>> Begin

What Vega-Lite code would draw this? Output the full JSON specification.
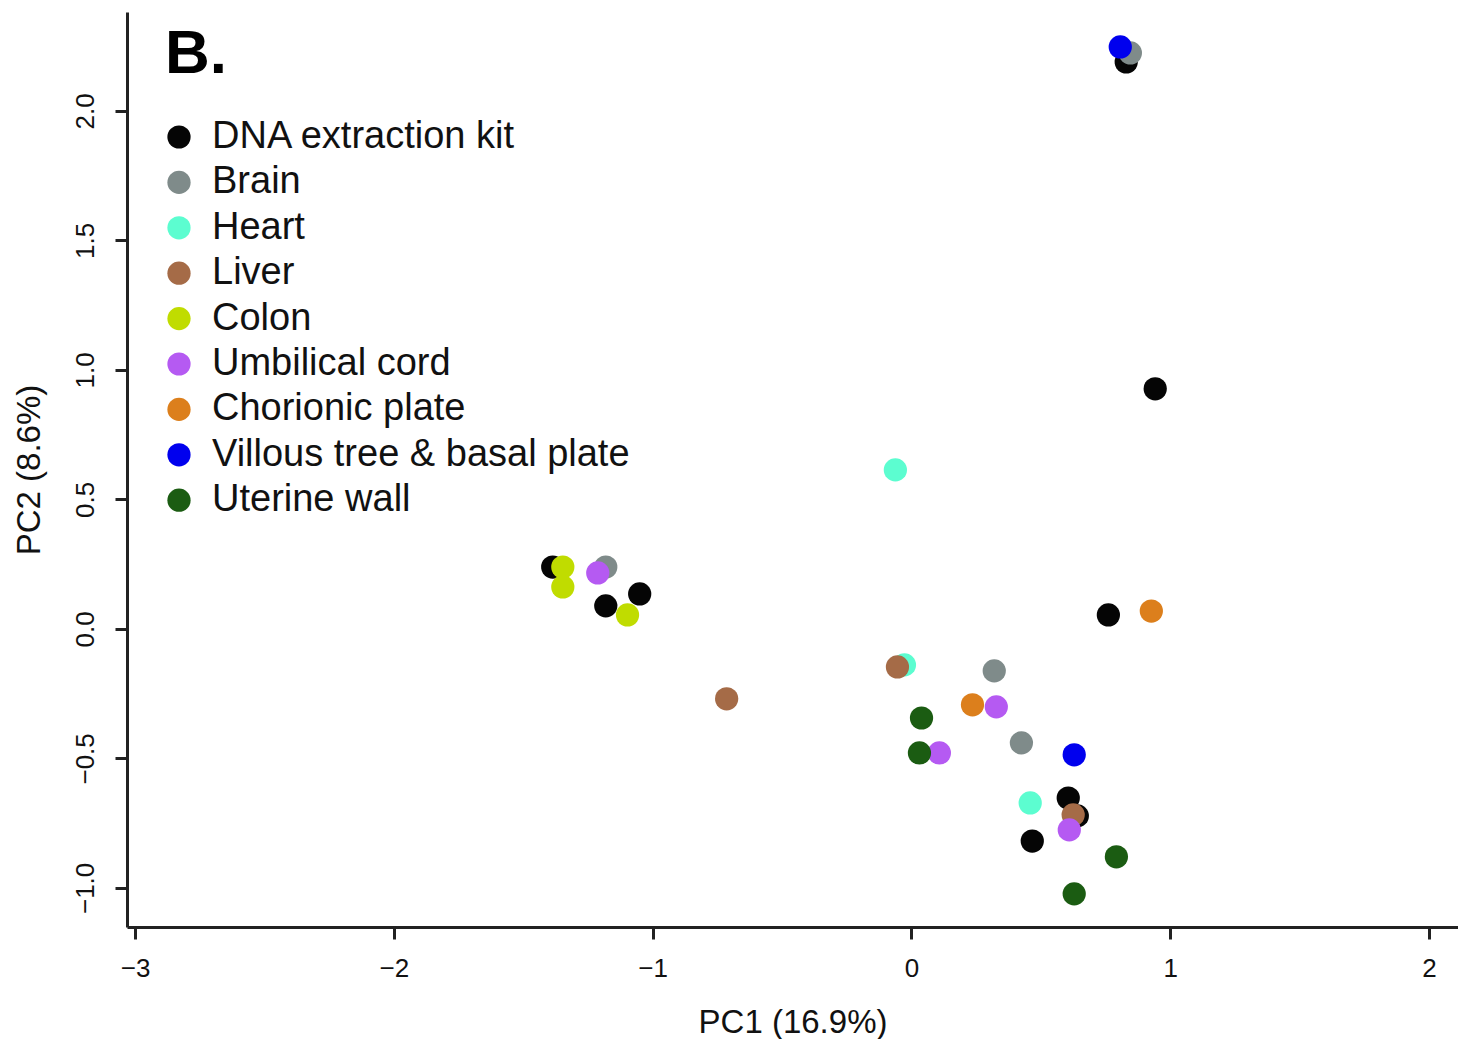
{
  "$schema": "https://vega.github.io/schema/vega-lite/v6.json",
  "width": 1331,
  "height": 915,
  "autosize": {"type": "none"},
  "padding": {"left": 127, "top": 12, "right": 0, "bottom": 112},
  "background": "white",
  "config": {
    "view": {"stroke": null},
    "font": "Liberation Sans",
    "axis": {"grid": false, "domainColor": "#222222", "domainWidth": 3, "tickColor": "#222222", "tickWidth": 3, "tickSize": 12, "labelColor": "#111111", "titleColor": "#111111", "labelFont": "Liberation Sans", "titleFont": "Liberation Sans", "labelFontSize": 26, "titleFontSize": 33, "titleFontWeight": "normal"}
  },
  "data": {
    "values": [
      {"PC1": 0.830, "PC2": 2.189, "group": "DNA extraction kit"},
      {"PC1": 0.942, "PC2": 0.927, "group": "DNA extraction kit"},
      {"PC1": -1.386, "PC2": 0.239, "group": "DNA extraction kit"},
      {"PC1": -1.181, "PC2": 0.089, "group": "DNA extraction kit"},
      {"PC1": -1.050, "PC2": 0.135, "group": "DNA extraction kit"},
      {"PC1": 0.761, "PC2": 0.054, "group": "DNA extraction kit"},
      {"PC1": 0.606, "PC2": -0.653, "group": "DNA extraction kit"},
      {"PC1": 0.641, "PC2": -0.722, "group": "DNA extraction kit"},
      {"PC1": 0.467, "PC2": -0.819, "group": "DNA extraction kit"},
      {"PC1": 0.846, "PC2": 2.224, "group": "Brain"},
      {"PC1": -1.181, "PC2": 0.239, "group": "Brain"},
      {"PC1": 0.320, "PC2": -0.162, "group": "Brain"},
      {"PC1": 0.425, "PC2": -0.440, "group": "Brain"},
      {"PC1": -0.062, "PC2": 0.614, "group": "Heart"},
      {"PC1": -0.027, "PC2": -0.139, "group": "Heart"},
      {"PC1": 0.459, "PC2": -0.672, "group": "Heart"},
      {"PC1": -0.714, "PC2": -0.270, "group": "Liver"},
      {"PC1": -0.054, "PC2": -0.147, "group": "Liver"},
      {"PC1": 0.625, "PC2": -0.718, "group": "Liver"},
      {"PC1": -1.347, "PC2": 0.239, "group": "Colon"},
      {"PC1": -1.347, "PC2": 0.162, "group": "Colon"},
      {"PC1": -1.097, "PC2": 0.054, "group": "Colon"},
      {"PC1": -1.212, "PC2": 0.216, "group": "Umbilical cord"},
      {"PC1": 0.328, "PC2": -0.301, "group": "Umbilical cord"},
      {"PC1": 0.108, "PC2": -0.479, "group": "Umbilical cord"},
      {"PC1": 0.610, "PC2": -0.776, "group": "Umbilical cord"},
      {"PC1": 0.927, "PC2": 0.069, "group": "Chorionic plate"},
      {"PC1": 0.236, "PC2": -0.293, "group": "Chorionic plate"},
      {"PC1": 0.807, "PC2": 2.247, "group": "Villous tree & basal plate"},
      {"PC1": 0.629, "PC2": -0.486, "group": "Villous tree & basal plate"},
      {"PC1": 0.039, "PC2": -0.344, "group": "Uterine wall"},
      {"PC1": 0.031, "PC2": -0.479, "group": "Uterine wall"},
      {"PC1": 0.792, "PC2": -0.880, "group": "Uterine wall"},
      {"PC1": 0.629, "PC2": -1.023, "group": "Uterine wall"}
    ]
  },
  "mark": {"type": "point", "filled": true, "shape": "circle", "size": 540, "opacity": 1, "strokeWidth": 0},
  "encoding": {
    "x": {
      "field": "PC1", "type": "quantitative",
      "scale": {"domain": [-3.031, 2.112], "nice": false, "zero": false},
      "axis": {"values": [-3, -2, -1, 0, 1, 2], "title": "PC1 (16.9%)", "labelPadding": 16, "titlePadding": 25, "format": "d", "labelFlush": false}
    },
    "y": {
      "field": "PC2", "type": "quantitative",
      "scale": {"domain": [-1.151, 2.382], "nice": false, "zero": false},
      "axis": {"values": [-1, -0.5, 0, 0.5, 1, 1.5, 2], "title": "PC2 (8.6%)", "format": ".1f", "labelAngle": -90, "labelAlign": "center", "labelBaseline": "bottom", "labelPadding": 17, "titlePadding": 26, "labelFlush": false}
    },
    "color": {
      "field": "group", "type": "nominal",
      "scale": {
        "domain": ["DNA extraction kit", "Brain", "Heart", "Liver", "Colon", "Umbilical cord", "Chorionic plate", "Villous tree & basal plate", "Uterine wall"],
        "range": ["#050505", "#7f8b8a", "#5cfdd0", "#a56b47", "#c0dc00", "#b55af2", "#dc7f1c", "#0000ee", "#1b5c12"]
      },
      "legend": {
        "title": "B.",
        "orient": "none",
        "legendX": 38,
        "legendY": 12,
        "padding": 0,
        "titleFontSize": 62,
        "titleFontWeight": "bold",
        "titleColor": "#000000",
        "titlePadding": 32,
        "labelFontSize": 38,
        "labelColor": "#111111",
        "labelOffset": 14,
        "symbolOffset": -5,
        "symbolType": "circle",
        "symbolSize": 540,
        "symbolStrokeWidth": 0,
        "symbolOpacity": 1,
        "rowPadding": 7.4,
        "labelLimit": 1000
      }
    }
  }
}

>> End

> EXERCISE DESCRIPTION
Transcribe the material exactly, and leave out whatever pictures it holds.

> CORRECT RESULT
What Vega-Lite code would draw this? Output the full JSON specification.
{
  "$schema": "https://vega.github.io/schema/vega-lite/v6.json",
  "width": 1331,
  "height": 915,
  "autosize": {"type": "none"},
  "padding": {"left": 127, "top": 12, "right": 0, "bottom": 112},
  "background": "white",
  "config": {
    "view": {"stroke": null},
    "font": "Liberation Sans",
    "axis": {"grid": false, "domainColor": "#222222", "domainWidth": 3, "tickColor": "#222222", "tickWidth": 3, "tickSize": 12, "labelColor": "#111111", "titleColor": "#111111", "labelFont": "Liberation Sans", "titleFont": "Liberation Sans", "labelFontSize": 26, "titleFontSize": 33, "titleFontWeight": "normal"}
  },
  "data": {
    "values": [
      {"PC1": 0.830, "PC2": 2.189, "group": "DNA extraction kit"},
      {"PC1": 0.942, "PC2": 0.927, "group": "DNA extraction kit"},
      {"PC1": -1.386, "PC2": 0.239, "group": "DNA extraction kit"},
      {"PC1": -1.181, "PC2": 0.089, "group": "DNA extraction kit"},
      {"PC1": -1.050, "PC2": 0.135, "group": "DNA extraction kit"},
      {"PC1": 0.761, "PC2": 0.054, "group": "DNA extraction kit"},
      {"PC1": 0.606, "PC2": -0.653, "group": "DNA extraction kit"},
      {"PC1": 0.641, "PC2": -0.722, "group": "DNA extraction kit"},
      {"PC1": 0.467, "PC2": -0.819, "group": "DNA extraction kit"},
      {"PC1": 0.846, "PC2": 2.224, "group": "Brain"},
      {"PC1": -1.181, "PC2": 0.239, "group": "Brain"},
      {"PC1": 0.320, "PC2": -0.162, "group": "Brain"},
      {"PC1": 0.425, "PC2": -0.440, "group": "Brain"},
      {"PC1": -0.062, "PC2": 0.614, "group": "Heart"},
      {"PC1": -0.027, "PC2": -0.139, "group": "Heart"},
      {"PC1": 0.459, "PC2": -0.672, "group": "Heart"},
      {"PC1": -0.714, "PC2": -0.270, "group": "Liver"},
      {"PC1": -0.054, "PC2": -0.147, "group": "Liver"},
      {"PC1": 0.625, "PC2": -0.718, "group": "Liver"},
      {"PC1": -1.347, "PC2": 0.239, "group": "Colon"},
      {"PC1": -1.347, "PC2": 0.162, "group": "Colon"},
      {"PC1": -1.097, "PC2": 0.054, "group": "Colon"},
      {"PC1": -1.212, "PC2": 0.216, "group": "Umbilical cord"},
      {"PC1": 0.328, "PC2": -0.301, "group": "Umbilical cord"},
      {"PC1": 0.108, "PC2": -0.479, "group": "Umbilical cord"},
      {"PC1": 0.610, "PC2": -0.776, "group": "Umbilical cord"},
      {"PC1": 0.927, "PC2": 0.069, "group": "Chorionic plate"},
      {"PC1": 0.236, "PC2": -0.293, "group": "Chorionic plate"},
      {"PC1": 0.807, "PC2": 2.247, "group": "Villous tree & basal plate"},
      {"PC1": 0.629, "PC2": -0.486, "group": "Villous tree & basal plate"},
      {"PC1": 0.039, "PC2": -0.344, "group": "Uterine wall"},
      {"PC1": 0.031, "PC2": -0.479, "group": "Uterine wall"},
      {"PC1": 0.792, "PC2": -0.880, "group": "Uterine wall"},
      {"PC1": 0.629, "PC2": -1.023, "group": "Uterine wall"}
    ]
  },
  "mark": {"type": "point", "filled": true, "shape": "circle", "size": 540, "opacity": 1, "strokeWidth": 0},
  "encoding": {
    "x": {
      "field": "PC1", "type": "quantitative",
      "scale": {"domain": [-3.031, 2.112], "nice": false, "zero": false},
      "axis": {"values": [-3, -2, -1, 0, 1, 2], "title": "PC1 (16.9%)", "labelPadding": 16, "titlePadding": 25, "format": "d", "labelFlush": false}
    },
    "y": {
      "field": "PC2", "type": "quantitative",
      "scale": {"domain": [-1.151, 2.382], "nice": false, "zero": false},
      "axis": {"values": [-1, -0.5, 0, 0.5, 1, 1.5, 2], "title": "PC2 (8.6%)", "format": ".1f", "labelAngle": -90, "labelAlign": "center", "labelBaseline": "bottom", "labelPadding": 17, "titlePadding": 26, "labelFlush": false}
    },
    "color": {
      "field": "group", "type": "nominal",
      "scale": {
        "domain": ["DNA extraction kit", "Brain", "Heart", "Liver", "Colon", "Umbilical cord", "Chorionic plate", "Villous tree & basal plate", "Uterine wall"],
        "range": ["#050505", "#7f8b8a", "#5cfdd0", "#a56b47", "#c0dc00", "#b55af2", "#dc7f1c", "#0000ee", "#1b5c12"]
      },
      "legend": {
        "title": "B.",
        "orient": "none",
        "legendX": 38,
        "legendY": 12,
        "padding": 0,
        "titleFontSize": 62,
        "titleFontWeight": "bold",
        "titleColor": "#000000",
        "titlePadding": 32,
        "labelFontSize": 38,
        "labelColor": "#111111",
        "labelOffset": 14,
        "symbolOffset": -5,
        "symbolType": "circle",
        "symbolSize": 540,
        "symbolStrokeWidth": 0,
        "symbolOpacity": 1,
        "rowPadding": 7.4,
        "labelLimit": 1000
      }
    }
  }
}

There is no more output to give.